Oh, and that reminds me that I discovered a new way of cooking. My digestive system needs lots of vegetables; a slice of tomato and piece of lettuce on a sandwich just doesn't do it. (I miss the green smoothies I often made in Seattle.) So I buy packages of precut vegetables (carrots, broccoli, string beans, etc.) Problem is that I'm not fond of raw vegetables. I came up with a solution when I realized that every hotel in the UK (yes, even our "Ryanair" hotel in York) provides an electric kettle. I use the paring knife we bought early in the trip to cut up the veggies into ½ inch pieces, put them into a ceramic cup, add boiling water, and cover the cups. Sometimes I add a vegetable bouillon cube. After ten minutes we eat our "soup", with the al dente vegetables.
One advantage of our relatively swank hotel is that for the first time we have high-quality loudspeakers at our disposal, which means that we can hear music from the playlist on our computer. We've both missed having our favorite music playing in the background. (Earbuds or headphones just don't cut it.)

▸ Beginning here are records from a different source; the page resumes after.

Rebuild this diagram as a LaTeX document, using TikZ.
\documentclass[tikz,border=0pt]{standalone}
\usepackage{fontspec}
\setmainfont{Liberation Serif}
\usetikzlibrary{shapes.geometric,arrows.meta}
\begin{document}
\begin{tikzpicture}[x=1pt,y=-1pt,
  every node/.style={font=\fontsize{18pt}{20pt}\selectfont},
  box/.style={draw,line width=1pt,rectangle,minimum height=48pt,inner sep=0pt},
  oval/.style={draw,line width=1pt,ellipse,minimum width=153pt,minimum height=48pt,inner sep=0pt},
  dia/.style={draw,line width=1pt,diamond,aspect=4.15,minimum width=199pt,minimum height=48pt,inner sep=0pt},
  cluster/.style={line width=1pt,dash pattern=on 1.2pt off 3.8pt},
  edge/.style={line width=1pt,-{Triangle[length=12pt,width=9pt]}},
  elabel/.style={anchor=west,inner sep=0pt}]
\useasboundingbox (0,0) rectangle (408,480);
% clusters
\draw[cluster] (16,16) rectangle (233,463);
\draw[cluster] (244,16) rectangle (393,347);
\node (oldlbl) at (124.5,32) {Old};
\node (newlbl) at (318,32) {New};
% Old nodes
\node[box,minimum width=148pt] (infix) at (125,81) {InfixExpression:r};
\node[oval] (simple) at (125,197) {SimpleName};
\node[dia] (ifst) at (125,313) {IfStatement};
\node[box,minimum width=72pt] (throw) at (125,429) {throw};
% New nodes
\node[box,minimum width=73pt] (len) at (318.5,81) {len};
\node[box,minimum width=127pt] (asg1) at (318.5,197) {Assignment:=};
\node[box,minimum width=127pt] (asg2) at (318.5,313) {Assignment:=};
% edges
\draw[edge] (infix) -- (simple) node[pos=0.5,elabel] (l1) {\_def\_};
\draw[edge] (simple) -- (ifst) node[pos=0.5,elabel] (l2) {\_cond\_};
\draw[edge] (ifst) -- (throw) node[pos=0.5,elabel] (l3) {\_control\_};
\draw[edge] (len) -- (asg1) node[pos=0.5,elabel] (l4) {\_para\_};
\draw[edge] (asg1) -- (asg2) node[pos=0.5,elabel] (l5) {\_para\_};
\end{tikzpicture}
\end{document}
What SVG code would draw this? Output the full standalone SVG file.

When we were initially planning our trip, Les really wanted to have a central location for several months, and do all our traveling from there. That wasn't really practical, with the conferences in such far-flung areas, so we adopted the method we're using. Les has discovered, to his surprise, that he actually likes being on the go all the time and living out of a backpack. We're just past the one third point of our trip. Tomorrow we head to continental Europe.